* _Job_: Go through the material below and copy all lines with "code".

* _Data to use_:
-----
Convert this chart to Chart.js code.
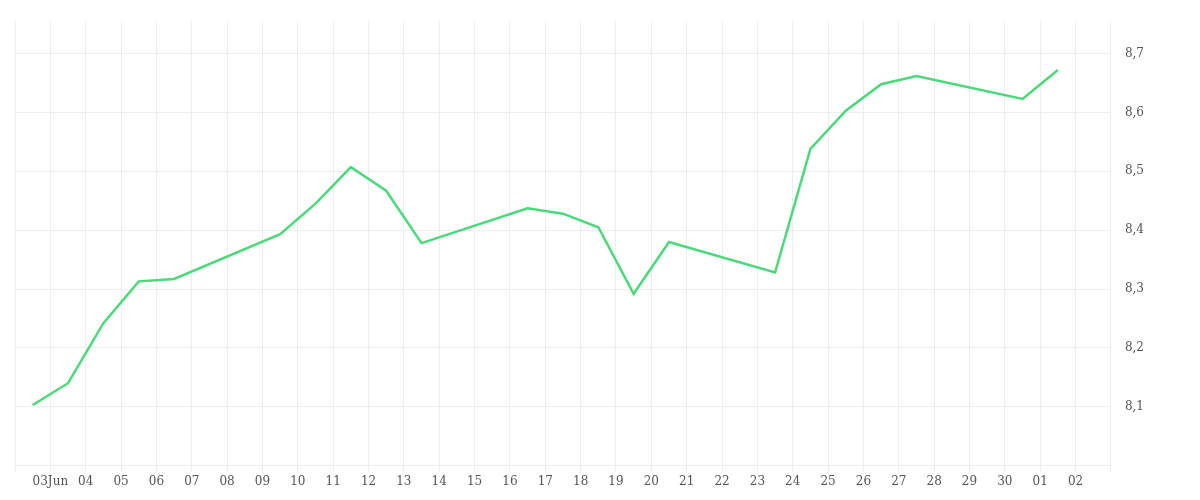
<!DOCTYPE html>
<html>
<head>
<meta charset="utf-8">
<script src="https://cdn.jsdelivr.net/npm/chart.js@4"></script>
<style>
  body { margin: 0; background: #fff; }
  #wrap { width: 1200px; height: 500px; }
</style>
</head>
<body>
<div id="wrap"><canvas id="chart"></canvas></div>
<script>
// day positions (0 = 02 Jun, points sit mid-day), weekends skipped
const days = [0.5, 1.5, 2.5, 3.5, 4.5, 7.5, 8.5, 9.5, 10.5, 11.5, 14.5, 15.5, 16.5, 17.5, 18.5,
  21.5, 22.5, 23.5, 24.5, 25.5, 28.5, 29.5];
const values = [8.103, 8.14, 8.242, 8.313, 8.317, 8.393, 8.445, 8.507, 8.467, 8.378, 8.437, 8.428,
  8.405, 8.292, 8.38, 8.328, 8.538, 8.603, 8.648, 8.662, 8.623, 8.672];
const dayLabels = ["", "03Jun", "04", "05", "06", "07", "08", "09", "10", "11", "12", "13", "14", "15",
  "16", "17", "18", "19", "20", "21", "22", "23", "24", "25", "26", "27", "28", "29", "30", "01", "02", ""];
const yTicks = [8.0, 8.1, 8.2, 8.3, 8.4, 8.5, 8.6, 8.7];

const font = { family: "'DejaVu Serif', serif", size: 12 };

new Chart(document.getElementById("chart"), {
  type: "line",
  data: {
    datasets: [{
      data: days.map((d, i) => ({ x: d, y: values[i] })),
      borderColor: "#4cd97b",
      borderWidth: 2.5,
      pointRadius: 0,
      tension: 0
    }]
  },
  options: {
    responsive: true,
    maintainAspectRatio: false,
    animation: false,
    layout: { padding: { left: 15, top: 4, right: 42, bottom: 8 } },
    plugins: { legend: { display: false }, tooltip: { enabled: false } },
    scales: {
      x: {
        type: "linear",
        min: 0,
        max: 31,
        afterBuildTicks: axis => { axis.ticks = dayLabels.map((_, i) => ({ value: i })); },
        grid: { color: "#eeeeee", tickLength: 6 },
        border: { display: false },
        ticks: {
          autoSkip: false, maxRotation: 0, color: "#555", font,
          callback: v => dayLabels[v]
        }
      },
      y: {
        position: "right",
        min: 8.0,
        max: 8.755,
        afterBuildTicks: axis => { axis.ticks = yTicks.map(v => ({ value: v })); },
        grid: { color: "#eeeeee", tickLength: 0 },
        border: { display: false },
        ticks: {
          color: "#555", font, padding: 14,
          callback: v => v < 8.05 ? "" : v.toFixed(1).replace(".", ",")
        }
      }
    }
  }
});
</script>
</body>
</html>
-----
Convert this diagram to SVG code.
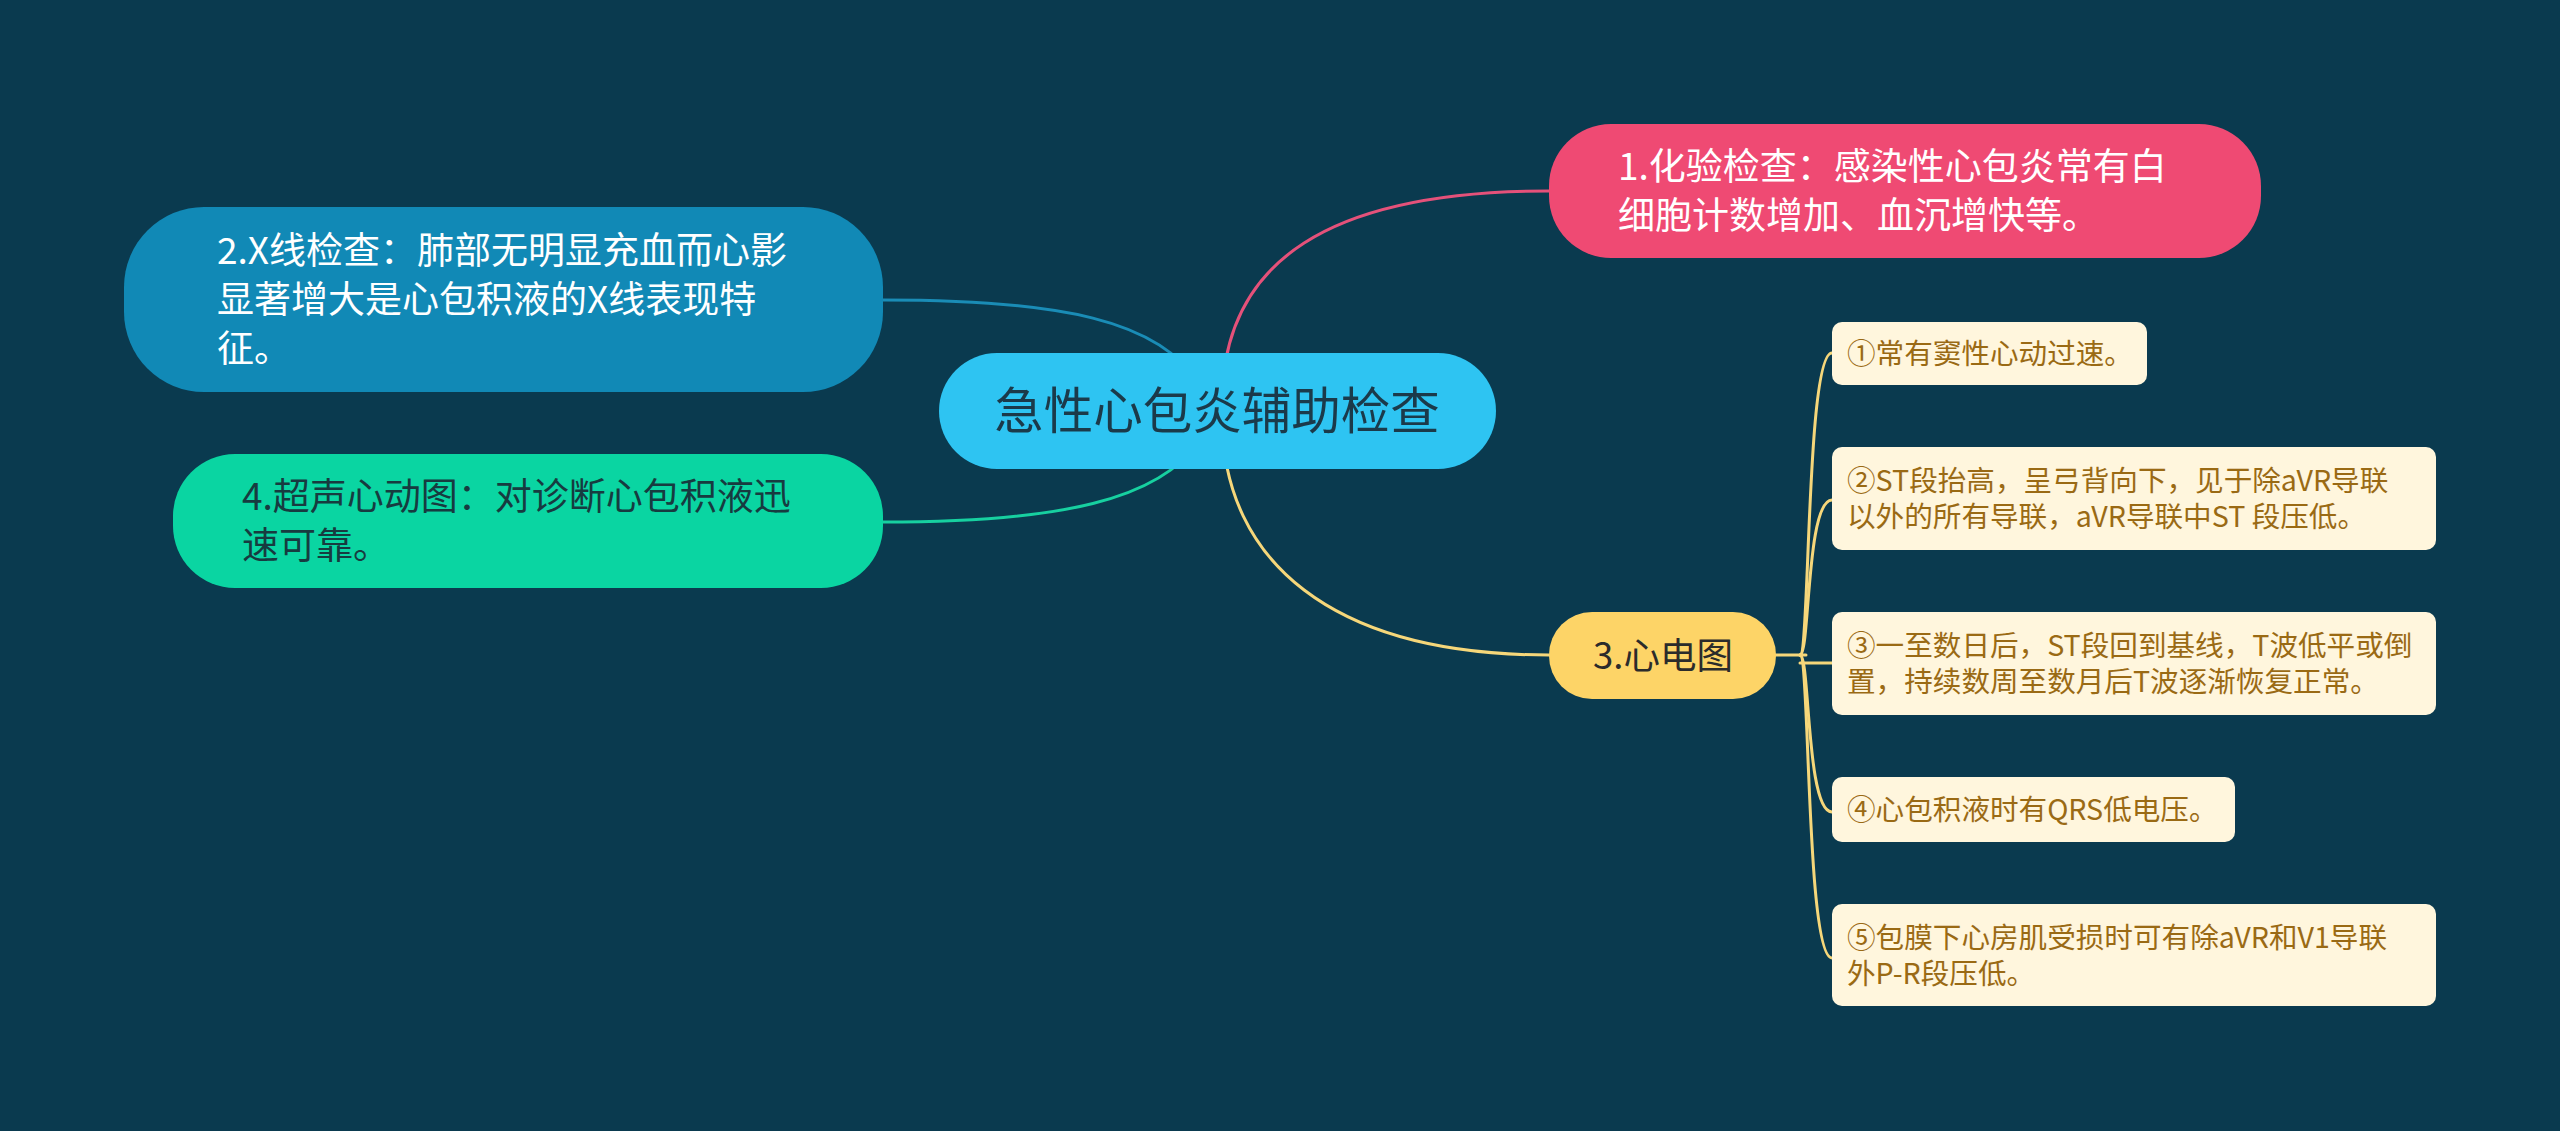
-----
* _Solution to the problem_:
Convert this chart to Chart.js code.
Convert this diagram to SVG code.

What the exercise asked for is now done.